Para uma geração ligada em tecnologia em fins do século XIX, com a industrialização a toda, a torre que brotou no cenário parisiense era um símbolo da engenhosidade humana. Em 1889, um século depois da Revolução Francesa não deixar tijolo sobre tijolo, as treliças da construção posta de pé para celebrar a efeméride tinha o propósito de mostrar ao mundo como o país detinha riqueza, conhecimento e l’esprit du temps para erguer a estrutura mais alta do planeta.
Era puro exibicionismo de uma superpotência, um monumento que desagradou muita gente. Achavam que aquilo era tudo, menos Paris. Entrou para o folclore local, inclusive, o caso do escritor Guy de Maupassant (1850-1893), que dizia almoçar num restaurante bem ali ao lado só para não correr o risco de esbarrar os olhos na “monstruosidade”, que assim sumiria de sua vista.
Era para ser estrutura provisória, porta de entrada da Exposição Universal em que compareceram dezenas de países, mas acabou vingando porque os parisienses aceitaram aquilo, e até gostaram depois. Agora, na Olimpíada, a estrutura de 324 metros de altura (equivalente a um edifício de 101 andares, ainda o maior de Paris) serve de moldura à quadra onde é disputado o vôlei de praia, modalidade em que o Brasil pode se sair bem.
A dupla Ana Patrícia e Duda (número 1 no ranking mundial) segue entre as favoritas ao ouro, e Carol Solberg e Bárbara Seixas também duelam pelo pódio, assim como André e George (número 2 na ala masculina) e Arthur e Leandro. Próximo dali, outra arena abriga judô, luta livre e luta greco-romana. Tudo no Champs de Mars, de onde se avista o Palais des Invalides, onde repousa o túmulo de Napoleão.
Pirâmide do Egito, que nada
Conhecido construtor de pontes, Gustave Eiffel (1832-1923) enfrentou uma concorrência que envolveu uma centena de projetos. Ganhou por apresentar um desenho acrescido de uma profusão de cálculos e detalhes, em contraste com umas ideias mais vagas, e pela ambição de ultrapassar em altura as pirâmides do Egito.
Eiffel não foi só o autor do esboço, mas supervisionou tudo – até os momentos mais sombrios em que as estacas da fundação ameaçavam afundar no solo úmido.
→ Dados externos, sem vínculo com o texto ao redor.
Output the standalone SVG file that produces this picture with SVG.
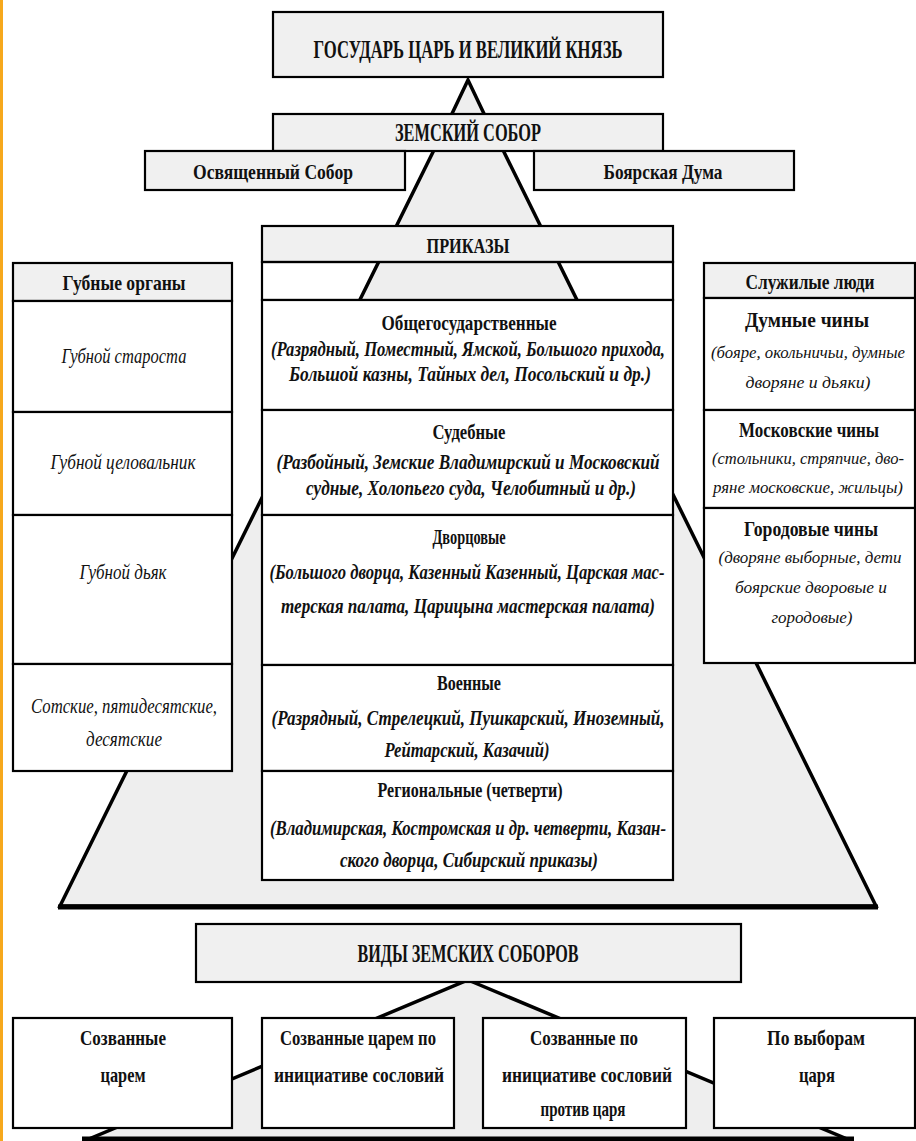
<svg xmlns="http://www.w3.org/2000/svg" width="916" height="1141" viewBox="0 0 916 1141">
<style>
.bg{fill:#ffffff}
.hdr{fill:#f0f0f0;stroke:#000;stroke-width:2.2}
.cell{fill:#ffffff;stroke:#000;stroke-width:2.2}
.open{fill:none;stroke:#000;stroke-width:2.2}
.tri{fill:#eeeeee;stroke:#000;stroke-width:3.5;stroke-linejoin:miter}
.edge{stroke:#000;stroke-width:5;fill:none}
text{font-family:"Liberation Serif","Times New Roman",serif;fill:#111;text-anchor:middle}
.b{font-weight:bold;font-size:22px}
.bs{font-weight:bold;font-size:20px}
.big{font-weight:bold;font-size:26px}
.bi{font-weight:bold;font-style:italic;font-size:20px}
.i{font-style:italic;font-size:20px}
.is{font-style:italic;font-size:17px}
</style>
<rect class="bg" x="0" y="0" width="916" height="1141"/>
<line x1="1.5" y1="0" x2="1.5" y2="1141" stroke="#f6a81c" stroke-width="3"/>

<g id="connectors">
  <polygon class="tri" points="468,80 449,120 487,120"/>
  <polygon class="tri" points="435,148 502,148 876,906 60,906"/>
  <line class="edge" x1="58" y1="907" x2="878" y2="907"/>
  <polygon class="tri" points="468,980 852,1141 84,1141"/>
  <line class="edge" x1="82" y1="1139" x2="854" y2="1139"/>
</g>

<g id="node-gosudar">
  <rect class="hdr" x="273" y="12" width="390" height="65"/>
  <text class="big" x="468" y="58" textLength="309" lengthAdjust="spacingAndGlyphs">ГОСУДАРЬ ЦАРЬ И ВЕЛИКИЙ КНЯЗЬ</text>
</g>

<g id="node-zemsky-sobor">
  <rect class="hdr" x="273" y="114" width="390" height="37"/>
  <text class="big" x="468" y="141" font-size="24" textLength="146" lengthAdjust="spacingAndGlyphs">ЗЕМСКИЙ СОБОР</text>
</g>

<g id="node-osv-sobor">
  <rect class="hdr" x="145" y="151" width="260" height="39"/>
  <text class="b" x="273" y="179" textLength="160" lengthAdjust="spacingAndGlyphs">Освященный  Собор</text>
</g>

<g id="node-boyar-duma">
  <rect class="hdr" x="534" y="151" width="260" height="39"/>
  <text class="b" x="663" y="179" textLength="119" lengthAdjust="spacingAndGlyphs">Боярская Дума</text>
</g>

<g id="node-prikazy">
  <rect class="hdr" x="262" y="226" width="411" height="36"/>
  <text class="b" x="468" y="253" textLength="83" lengthAdjust="spacingAndGlyphs">ПРИКАЗЫ</text>
  <rect class="open" x="262" y="262" width="411" height="38"/>
  <rect class="cell" x="262" y="300" width="411" height="110"/>
  <text class="b" x="469" y="330" textLength="175" lengthAdjust="spacingAndGlyphs">Общегосударственные</text>
  <text class="bi" x="468" y="356" textLength="394" lengthAdjust="spacingAndGlyphs">(Разрядный, Поместный, Ямской, Большого прихода,</text>
  <text class="bi" x="470" y="381" textLength="362" lengthAdjust="spacingAndGlyphs">Большой казны, Тайных дел, Посольский и др.)</text>
  <rect class="cell" x="262" y="410" width="411" height="105"/>
  <text class="b" x="469" y="439" textLength="73" lengthAdjust="spacingAndGlyphs">Судебные</text>
  <text class="bi" x="468" y="469" textLength="383" lengthAdjust="spacingAndGlyphs">(Разбойный, Земские Владимирский и Московский</text>
  <text class="bi" x="471" y="495" textLength="330" lengthAdjust="spacingAndGlyphs">судные, Холопьего суда, Челобитный и др.)</text>
  <rect class="cell" x="262" y="515" width="411" height="150"/>
  <text class="b" x="469" y="544" textLength="73" lengthAdjust="spacingAndGlyphs">Дворцовые</text>
  <text class="bi" x="467" y="579" textLength="395" lengthAdjust="spacingAndGlyphs">(Большого дворца, Казенный Казенный, Царская мас-</text>
  <text class="bi" x="468" y="613" textLength="374" lengthAdjust="spacingAndGlyphs">терская палата, Царицына мастерская палата)</text>
  <rect class="cell" x="262" y="665" width="411" height="106"/>
  <text class="b" x="469" y="690" textLength="64" lengthAdjust="spacingAndGlyphs">Военные</text>
  <text class="bi" x="468" y="725" textLength="393" lengthAdjust="spacingAndGlyphs">(Разрядный, Стрелецкий, Пушкарский, Иноземный,</text>
  <text class="bi" x="467" y="757" textLength="165" lengthAdjust="spacingAndGlyphs">Рейтарский, Казачий)</text>
  <rect class="cell" x="262" y="771" width="411" height="109"/>
  <text class="b" x="470" y="797" textLength="185" lengthAdjust="spacingAndGlyphs">Региональные (четверти)</text>
  <text class="bi" x="468" y="835" textLength="396" lengthAdjust="spacingAndGlyphs">(Владимирская, Костромская и др. четверти, Казан-</text>
  <text class="bi" x="469" y="867" textLength="258" lengthAdjust="spacingAndGlyphs">ского дворца, Сибирский приказы)</text>
</g>

<g id="node-gubnye">
  <rect class="hdr" x="13" y="263" width="219" height="38"/>
  <text class="b" x="124" y="290" textLength="123" lengthAdjust="spacingAndGlyphs">Губные органы</text>
  <rect class="cell" x="13" y="301" width="219" height="111"/>
  <text class="i" x="124" y="363" textLength="125" lengthAdjust="spacingAndGlyphs">Губной староста</text>
  <rect class="cell" x="13" y="412" width="219" height="103"/>
  <text class="i" x="123" y="469" textLength="145" lengthAdjust="spacingAndGlyphs">Губной целовальник</text>
  <rect class="cell" x="13" y="515" width="219" height="149"/>
  <text class="i" x="123" y="579" textLength="87" lengthAdjust="spacingAndGlyphs">Губной дьяк</text>
  <rect class="cell" x="13" y="664" width="219" height="107"/>
  <text class="i" x="124" y="713" textLength="186" lengthAdjust="spacingAndGlyphs">Сотские, пятидесятские,</text>
  <text class="i" x="124" y="746" textLength="76" lengthAdjust="spacingAndGlyphs">десятские</text>
</g>

<g id="node-sluzhilye">
  <rect class="hdr" x="704" y="263" width="211" height="35"/>
  <text class="b" x="810" y="289" textLength="129" lengthAdjust="spacingAndGlyphs">Служилые люди</text>
  <rect class="cell" x="704" y="298" width="211" height="112"/>
  <text class="bs" x="807" y="327" textLength="124" lengthAdjust="spacingAndGlyphs">Думные чины</text>
  <text class="is" x="808" y="358" textLength="194" lengthAdjust="spacingAndGlyphs">(бояре, окольничьи, думные</text>
  <text class="is" x="808" y="388" textLength="125" lengthAdjust="spacingAndGlyphs">дворяне и дьяки)</text>
  <rect class="cell" x="704" y="410" width="211" height="98"/>
  <text class="bs" x="809" y="437" textLength="140" lengthAdjust="spacingAndGlyphs">Московские чины</text>
  <text class="is" x="808" y="464" textLength="192" lengthAdjust="spacingAndGlyphs">(стольники, стряпчие, дво-</text>
  <text class="is" x="808" y="493" textLength="190" lengthAdjust="spacingAndGlyphs">ряне московские, жильцы)</text>
  <rect class="cell" x="704" y="508" width="211" height="155"/>
  <text class="bs" x="811" y="536" textLength="134" lengthAdjust="spacingAndGlyphs">Городовые чины</text>
  <text class="is" x="810" y="563" textLength="183" lengthAdjust="spacingAndGlyphs">(дворяне выборные, дети</text>
  <text class="is" x="811" y="593" textLength="152" lengthAdjust="spacingAndGlyphs">боярские дворовые и</text>
  <text class="is" x="812" y="623" textLength="81" lengthAdjust="spacingAndGlyphs">городовые)</text>
</g>

<g id="node-vidy">
  <rect class="hdr" x="196" y="924" width="545" height="58"/>
  <text class="big" x="468" y="962" font-size="24" textLength="221" lengthAdjust="spacingAndGlyphs">ВИДЫ ЗЕМСКИХ СОБОРОВ</text>
</g>

<g id="node-sozv-tsarem">
  <rect class="cell" x="13" y="1018" width="219" height="110"/>
  <text class="b" x="123" y="1045" textLength="86" lengthAdjust="spacingAndGlyphs">Созванные</text>
  <text class="b" x="123" y="1082" textLength="45" lengthAdjust="spacingAndGlyphs">царем</text>
</g>

<g id="node-sozv-tsarem-iniciativa">
  <rect class="cell" x="262" y="1018" width="192" height="110"/>
  <text class="b" x="358" y="1045" textLength="156" lengthAdjust="spacingAndGlyphs">Созванные царем по</text>
  <text class="b" x="359" y="1082" textLength="170" lengthAdjust="spacingAndGlyphs">инициативе сословий</text>
</g>

<g id="node-sozv-protiv">
  <rect class="cell" x="483" y="1018" width="203" height="110"/>
  <text class="b" x="584" y="1045" textLength="108" lengthAdjust="spacingAndGlyphs">Созванные по</text>
  <text class="b" x="587" y="1082" textLength="170" lengthAdjust="spacingAndGlyphs">инициативе сословий</text>
  <text class="b" x="583" y="1116" textLength="85" lengthAdjust="spacingAndGlyphs">против царя</text>
</g>

<g id="node-po-vyboram">
  <rect class="cell" x="714" y="1018" width="201" height="110"/>
  <text class="b" x="816" y="1045" textLength="98" lengthAdjust="spacingAndGlyphs">По выборам</text>
  <text class="b" x="817" y="1082" textLength="36" lengthAdjust="spacingAndGlyphs">царя</text>
</g>
</svg>
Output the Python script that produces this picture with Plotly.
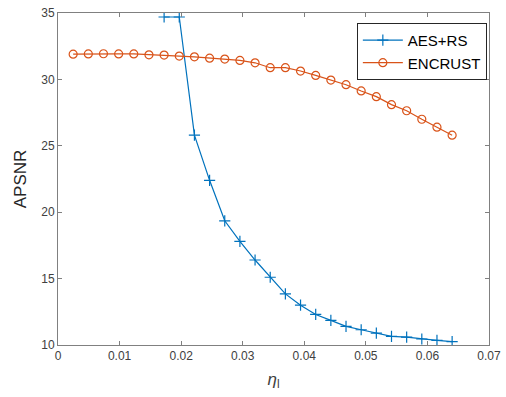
import plotly.graph_objects as go

step = 0.002462
idx = list(range(1, 27))
eta = [round(k * step, 6) for k in idx]

encrust = [31.9, 31.92, 31.93, 31.92, 31.92, 31.85, 31.83, 31.76, 31.7, 31.6,
           31.53, 31.43, 31.25, 30.88, 30.88, 30.63, 30.3, 29.95, 29.6, 29.13,
           28.7, 28.1, 27.64, 27.0, 26.4, 25.8]

aes_eta = eta[6:]
aes_rs = [34.7, 34.7, 25.8, 22.4, 19.35, 17.8, 16.4, 15.1, 13.85, 13.0,
          12.3, 11.85, 11.4, 11.15, 10.9, 10.65, 10.6, 10.45, 10.35, 10.25]

x_ticks = [0, 0.01, 0.02, 0.03, 0.04, 0.05, 0.06, 0.07]
x_labels = ["0", "0.01", "0.02", "0.03", "0.04", "0.05", "0.06", "0.07"]
y_ticks = [10, 15, 20, 25, 30, 35]

blue = "#0072BD"
orange = "#D95319"
font = "Liberation Sans, Arial, sans-serif"

fig = go.Figure()
fig.add_trace(go.Scatter(
    x=aes_eta, y=aes_rs, name="AES+RS", mode="lines+markers",
    line=dict(color=blue, width=1.2),
    marker=dict(symbol="cross-thin", size=8, line=dict(color=blue, width=1.2)),
))
fig.add_trace(go.Scatter(
    x=eta, y=encrust, name="ENCRUST", mode="lines+markers",
    line=dict(color=orange, width=1.2),
    marker=dict(symbol="circle-open", size=8, color=orange, line=dict(color=orange, width=1.2)),
))

axis_common = dict(
    showgrid=False, zeroline=False, showline=True, linecolor="#808080", linewidth=1,
    mirror="ticks", ticks="inside", ticklen=4, tickcolor="#808080",
    tickfont=dict(family=font, size=12, color="#404040"), automargin=False,
    ticklabeloverflow="allow",
)
fig.update_xaxes(range=[0, 0.07], tickvals=x_ticks, ticktext=x_labels,
                 title=dict(text="<i>η</i><sub>l</sub>", font=dict(family=font, size=17, color="#404040"), standoff=10),
                 **axis_common)
fig.update_yaxes(range=[10, 35], tickvals=y_ticks,
                 title=dict(text="APSNR", font=dict(family=font, size=17, color="#262626"), standoff=10),
                 **axis_common)

fig.update_layout(
    width=506, height=397,
    margin=dict(l=58, r=17, t=13, b=52),
    paper_bgcolor="white", plot_bgcolor="white",
    showlegend=True,
    legend=dict(x=0.995, y=0.97, xanchor="right", yanchor="top",
                bgcolor="white", bordercolor="#262626", borderwidth=1,
                font=dict(family=font, size=15, color="#000000"),
                tracegroupgap=0, itemwidth=40),
)
fig.write_html("out.html", config={"displayModeBar": False},
               post_script="document.body.style.margin='0';document.body.style.overflow='hidden';")
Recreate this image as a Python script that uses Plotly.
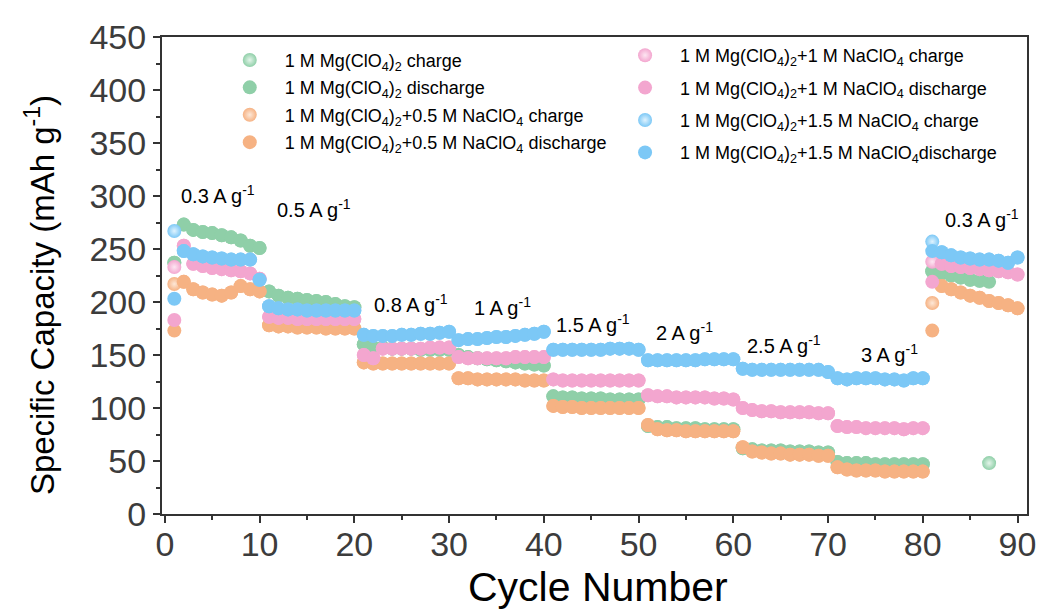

Segundo contam, tirou dinheiro do próprio bolso para a obra. Em dois anos e dois meses, dentro do prazo, a torre estava entregue. Foi quando Eiffel escalou seu 1710 degraus e fincou a bandeira da França no topo.
Mesmo digerida por muito francês que antes lhe torcia o nariz, a Torre Eiffel seguia sem uso e, onerosa para ser mantida de pé, pensaram em demoli-la. Era o começo do século XX e, em 1901, Santos Dumont pilotaria o dirigível que a circundou. Eis que as autoridades perceberam nela uma utilidade: com aquela altura toda, poderia receber antenas para a transmissão de rádio – as mesmas que, na Primeira Guerra, interceptaram a comunicação dos inimigos.
Acabou se convertendo no cartão-postal mais visitado do mundo, de onde se vislumbram tantos outros. O segundo andar é o que proporciona maior visibilidade e até alcança uma curiosidade – mais ao longe, no Sena, vê-se plantada, sobre uma ilha, uma pequena Estátua da Liberdade, miniatura daquela que a França presenteou a Nova York. Detalhe: o intrincado design dos suportes internos é do mesmo Eiffel.
Tinta que não acaba mais
Para os Jogos, a pintura, refeita a cada sete anos e que já teve variadas colorações, está tinindo. Ganhou o dourado de que Eiffel tanto gostava ao custo de 320 milhões de reais, obra que começou em 2019 e envolveu 60 toneladas de tinta para cobrir as 18 000 treliças que formam o conjunto.
A organização garante, aliás, que todas as 5 084 medalhas distribuídas nesses dias contêm um pedaço do ferro original da torre, removidos em reformas ao longo do século XX. Os aneis olímpicos agora dominam a fachada. Mesmo que Maupassant não quisesse vê-los, não teria muita escapatória.